start
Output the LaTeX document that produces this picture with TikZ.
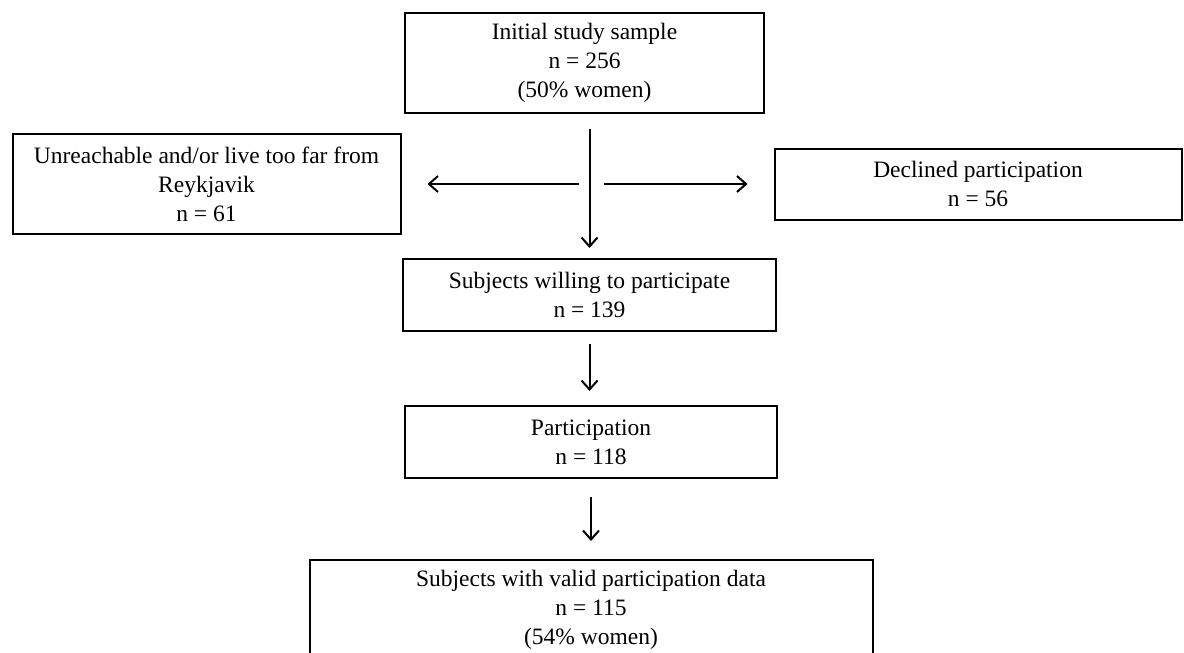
\documentclass[tikz,border=0pt]{standalone}
\usepackage{fontspec}
\setmainfont{Liberation Serif}
\usepackage{tikz}
\usetikzlibrary{positioning,arrows.meta}

\begin{document}
\begin{tikzpicture}[->,>={Straight Barb[length=9pt,width=16pt]},line width=2pt,x=1pt,y=1pt,
		box/.style={draw,rectangle,align=center,inner sep=0pt,font=\fontsize{23.5}{29}\selectfont}]
			\useasboundingbox (0,0) rectangle (1184,-653);
			\clip (0,0) rectangle (1184,-653);
			\node[box,minimum width=359pt,minimum height=100pt] (init) at (584.5,-63) {Initial study sample\\n = 256\\(50\% women)};
			\node[box,minimum width=373pt,minimum height=72pt] (willing) [below=144pt of init,xshift=5pt] {Subjects willing to participate\\n = 139};
			\node[box,minimum width=372pt,minimum height=72pt] (particip) [below=73pt of willing,xshift=1.5pt] {Participation\\n = 118};
			\node[box,minimum width=563pt,minimum height=100pt] (valid) [below=80pt of particip] {Subjects with valid participation data\\n = 115\\(54\% women)};
			\node[coordinate] (split) [above=74pt of willing.north] {};
			\node[box,minimum width=388pt,minimum height=100pt] (unreach) [left=188pt of split] {Unreachable and/or live too far from\\Reykjavik\\n = 61};
			\node[box,minimum width=407pt,minimum height=71pt] (declined) [right=184pt of split] {Declined participation\\n = 56};

			\path 	(willing.north |- init.south) edge[shorten <=15pt,shorten >=10pt] (willing.north)
					(split) edge[shorten <=11pt,shorten >=26pt] (unreach.east)
					(split) edge[shorten <=14pt,shorten >=26pt] (declined.west)
					(willing.south) edge[shorten <=12pt,shorten >=14pt] (willing.south |- particip.north)
					(particip.south) edge[shorten <=18pt,shorten >=18pt] (valid.north);
\end{tikzpicture}
\end{document}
end
_BRIEF_.
Send back the data above word for word, with the pictures left out.

_SOLUTION_.
Output the LaTeX document that produces this picture with TikZ.
\documentclass[tikz,border=0pt]{standalone}
\usepackage{fontspec}
\setmainfont{Liberation Serif}
\usepackage{tikz}
\usetikzlibrary{positioning,arrows.meta}

\begin{document}
\begin{tikzpicture}[->,>={Straight Barb[length=9pt,width=16pt]},line width=2pt,x=1pt,y=1pt,
		box/.style={draw,rectangle,align=center,inner sep=0pt,font=\fontsize{23.5}{29}\selectfont}]
			\useasboundingbox (0,0) rectangle (1184,-653);
			\clip (0,0) rectangle (1184,-653);
			\node[box,minimum width=359pt,minimum height=100pt] (init) at (584.5,-63) {Initial study sample\\n = 256\\(50\% women)};
			\node[box,minimum width=373pt,minimum height=72pt] (willing) [below=144pt of init,xshift=5pt] {Subjects willing to participate\\n = 139};
			\node[box,minimum width=372pt,minimum height=72pt] (particip) [below=73pt of willing,xshift=1.5pt] {Participation\\n = 118};
			\node[box,minimum width=563pt,minimum height=100pt] (valid) [below=80pt of particip] {Subjects with valid participation data\\n = 115\\(54\% women)};
			\node[coordinate] (split) [above=74pt of willing.north] {};
			\node[box,minimum width=388pt,minimum height=100pt] (unreach) [left=188pt of split] {Unreachable and/or live too far from\\Reykjavik\\n = 61};
			\node[box,minimum width=407pt,minimum height=71pt] (declined) [right=184pt of split] {Declined participation\\n = 56};

			\path 	(willing.north |- init.south) edge[shorten <=15pt,shorten >=10pt] (willing.north)
					(split) edge[shorten <=11pt,shorten >=26pt] (unreach.east)
					(split) edge[shorten <=14pt,shorten >=26pt] (declined.west)
					(willing.south) edge[shorten <=12pt,shorten >=14pt] (willing.south |- particip.north)
					(particip.south) edge[shorten <=18pt,shorten >=18pt] (valid.north);
\end{tikzpicture}
\end{document}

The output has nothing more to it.